Sean Boily and James Bibb, business partners and principal architects at NorthWind Architects, said they support building of a new City Hall at the Whittier site and came to speak to the Chamber of Commerce on Thursday “on our own dime.”
“We’ve been pretty excited by the process, it goes back a number of years,” Boily said.
Bibbs said the building is “for the most part a simple office building” and often referred to it as “the box.” The duo said the design is meant to be the most efficient and cost-effective way to create it at the capacity needed for the space to hold all of CBJ under one roof, while also keeping it close to the downtown Juneau area.
Some people at the luncheon didn’t share the same view.
“You’re abandoning downtown,” said Loren Jones, a former Assembly member. “I think you’re abandoning downtown and looking in the wrong direction.”

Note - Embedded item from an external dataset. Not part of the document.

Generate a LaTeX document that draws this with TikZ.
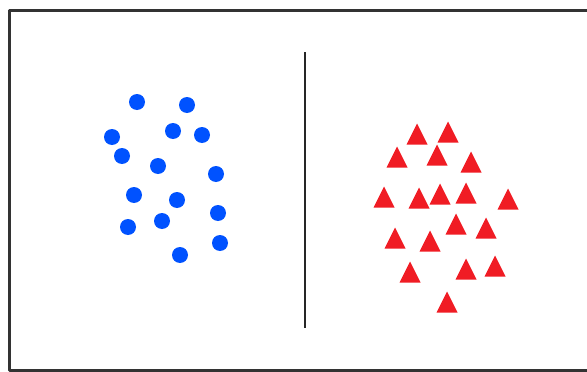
\documentclass[tikz,border=0pt]{standalone}
\definecolor{dotblue}{RGB}{0,82,255}
\definecolor{trired}{RGB}{240,28,36}
\begin{document}
\begin{tikzpicture}[x=1pt,y=-1pt, line join=round,
		dot/.style={circle,fill=dotblue,inner sep=0pt,minimum size=16pt}]
			\useasboundingbox (0,0) rectangle (587,372);
			% frame, open on the right
			\draw[line width=3pt,black!80] (587,10)--(9,10)--(9,370)--(587,370);
			% divider
			\coordinate (top) at (305,52); \coordinate (bot) at (305,328);
			\draw[line width=2.8pt,black!85] (top)--(bot);
			% class one
			\foreach \x/\y [count=\i] in {137/102,187/105,112/137,173/131,202/135,122/156,158/166,216/174,
				134/195,177/200,218/213,128/227,162/221,220/243,180/255}
				\node[dot] (dot\i) at (\x,\y) {};
			% class two
			\foreach \x/\y [count=\i] in {417/134,448/132,397/157,437/155,471/162,384/197,419/198,440/194,466/193,
				508/199,456/224,486/228,395/238,430/241,410/272,466/269,495/266,447/302}
				{\coordinate (tri\i) at (\x,\y);
				\fill[trired] (tri\i) ++(-10.5,10.5) -- ++(21,0) -- ++(-10.5,-21) -- cycle;}
		\end{tikzpicture}
\end{document}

He said City Hall should be in the core of downtown, and said moving over to Whittier Street would disrupt that.
Bruce Abel, the president of Don Abel Building Supply, said he doesn’t follow the math Bryson laid out in the presentation, and said he is displeased with the lack of clarity and information being given to the public on such a large-scale topic.
He said he is unlikely to vote for the project at this time and said he has more questions than answers.
“Right now, there are way too many unknowns,” he said. “It’s going to cost more to the public every year — just do the math. We are going to be paying way more each year than we are in rent, that doesn’t make the project wrong but the public needs to know that.”
Abel said right now he sees the renovation of the current City Hall as the cheapest option but said there are too many unknowns with the project to know what option would be the best.